That is not correct.
Owner's don't align top management's interests with the owner's interests by giving them 'insane levels of compensation', they do it by giving the managements compensation in the form of shares of the company. It's not the volume of the compensation that aligns their interests, it's the type. Otherwise the 'top management' could just invest in the competitor and torpedo their own company making multiples of the original cash compensation as clients leave for the competitor.
IMO, if incentivizing good performance was really the goal, then companies would hire CEOs who are not already wealthy, pay them only enough base salary that they accept the job and can focus on it without worrying about paying bills, and compensate them mainly using illiquid, very long-dated stock options, which become worth a fortune if and only if the company is still around and profitable far into the future. It turns out that this is basically how founders are compensated, and it's a wonder that shareholders allow public-traded companies to be run in any other way.

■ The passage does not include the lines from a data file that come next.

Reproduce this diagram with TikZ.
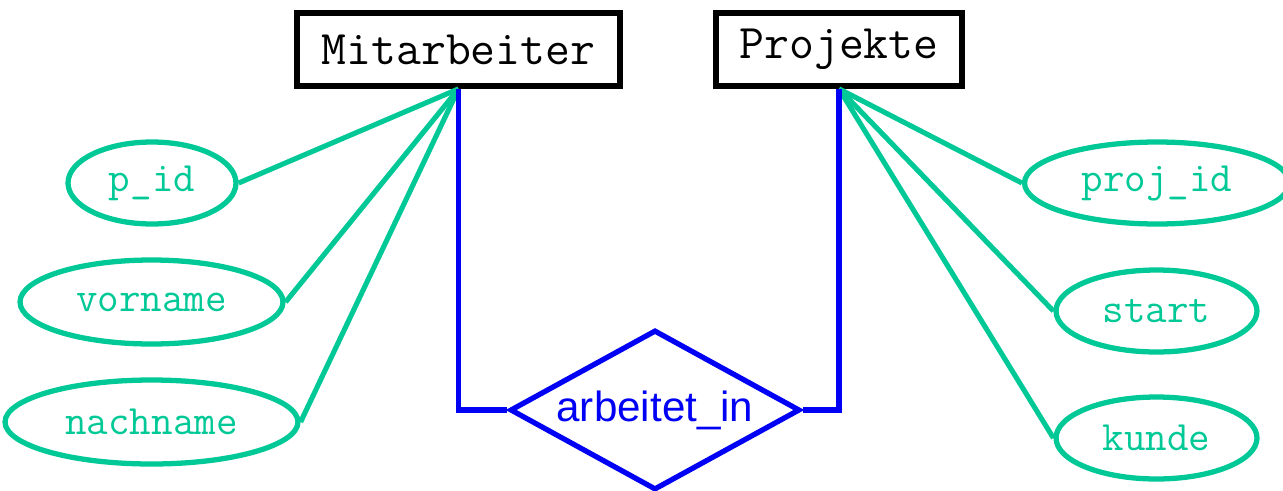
\documentclass[tikz,border=0pt]{standalone}
\usepackage{fontspec}
\usepackage{tikz}
\usetikzlibrary{shapes.geometric}
\newfontfamily\erfsans{Liberation Sans}
\definecolor{attrgreen}{RGB}{0,200,150}
\definecolor{relblue}{RGB}{0,0,245}

\begin{document}
\begin{tikzpicture}[x=0.02cm,y=-0.02cm,
  entity/.style={draw=black, line width=3.3pt, rectangle, inner sep=0pt,
    font=\ttfamily\fontsize{27.5}{29}\selectfont},
  attrib/.style={draw=attrgreen, line width=3pt, ellipse, inner sep=0pt,
    text=attrgreen, font=\ttfamily\fontsize{23.8}{25}\selectfont},
  relation/.style={draw=relblue, line width=3pt, diamond, aspect=1.81, inner sep=0pt,
    text=relblue, font=\erfsans\fontsize{24}{26}\selectfont},
  attrline/.style={attrgreen, line width=2.9pt},
  relline/.style={relblue, line width=3.3pt}]

\useasboundingbox (0,0) rectangle (1283,490);

% entities
\node[entity, minimum width=6.46cm, minimum height=1.46cm] (mitarbeiter) at (458.5,49.5) {Mitarbeiter};
\node[entity, minimum width=4.92cm, minimum height=1.46cm] (projekte) at (839,49.5) {Projekte};

% attributes
\node[attrib, minimum width=3.36cm, minimum height=1.64cm] (pid) at (152,183) {p\_id};
\node[attrib, minimum width=5.26cm, minimum height=1.68cm] (vorname) at (151.5,302) {vorname};
\node[attrib, minimum width=5.86cm, minimum height=1.68cm] (nachname) at (151.5,422) {nachname};
\node[attrib, minimum width=5.30cm, minimum height=1.64cm] (projid) at (1157,183) {proj\_id};
\node[attrib, minimum width=4.02cm, minimum height=1.64cm] (start) at (1156.5,311) {start};
\node[attrib, minimum width=4.02cm, minimum height=1.64cm] (kunde) at (1156.5,438) {kunde};

% relationship
\node[relation, minimum width=5.8cm, minimum height=3.2cm] (arbeitet) at (655,410) {arbeitet\_in};

\draw[attrline] (mitarbeiter.south) -- (pid.east);
\draw[attrline] (mitarbeiter.south) -- (vorname.east);
\draw[attrline] (mitarbeiter.south) -- (nachname.east);
\draw[attrline] (projekte.south) -- (projid.west);
\draw[attrline] (projekte.south) -- (start.west);
\draw[attrline] (projekte.south) -- (kunde.west);

\draw[relline] (mitarbeiter.south) |- (arbeitet.west);
\draw[relline] (projekte.south) |- (arbeitet.east);

\end{tikzpicture}
\end{document}
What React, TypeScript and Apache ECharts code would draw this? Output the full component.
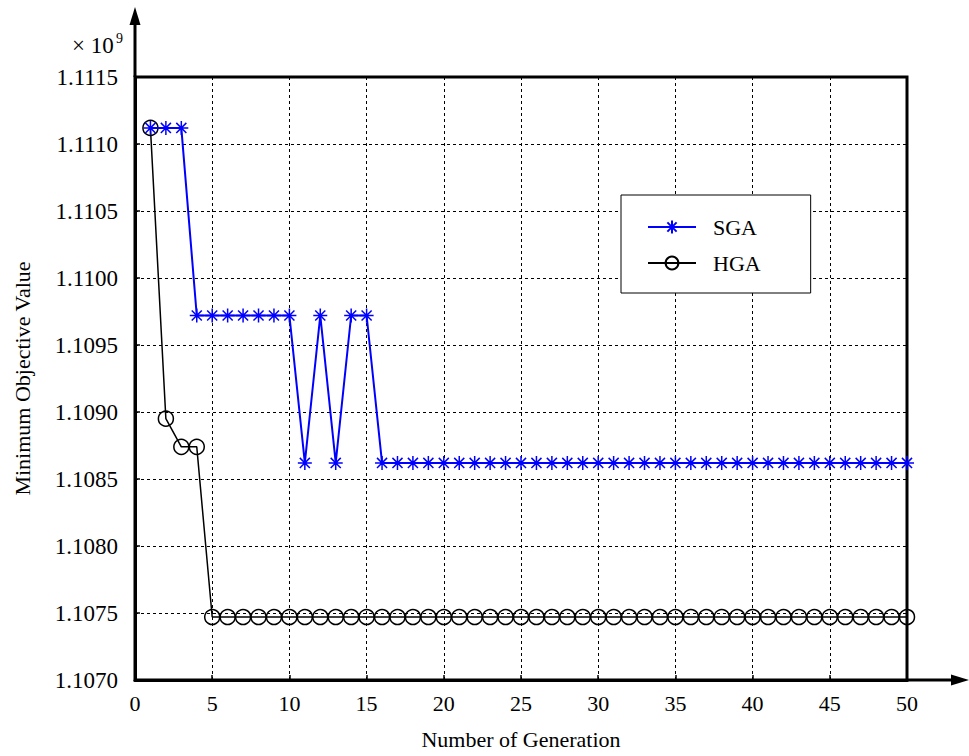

I mean, the shareholders would most likely sue them out of existence for doing something like that.
It sorta breaks the CEO job into component parts which theoretically would reduce the executive compensations as the the replacement system is more interchangable.
Workers have a job because their labour produces value
Both statements can be true.
Um no, this doesn't happen. Nobody is paying useless people just to "show growth".
Why is management paid so much? Because they can make the argument "give me more, or I'll destroy the company", and actually be believable.
THAT is why it's so critical for CxOs to be aligned with owners' interests.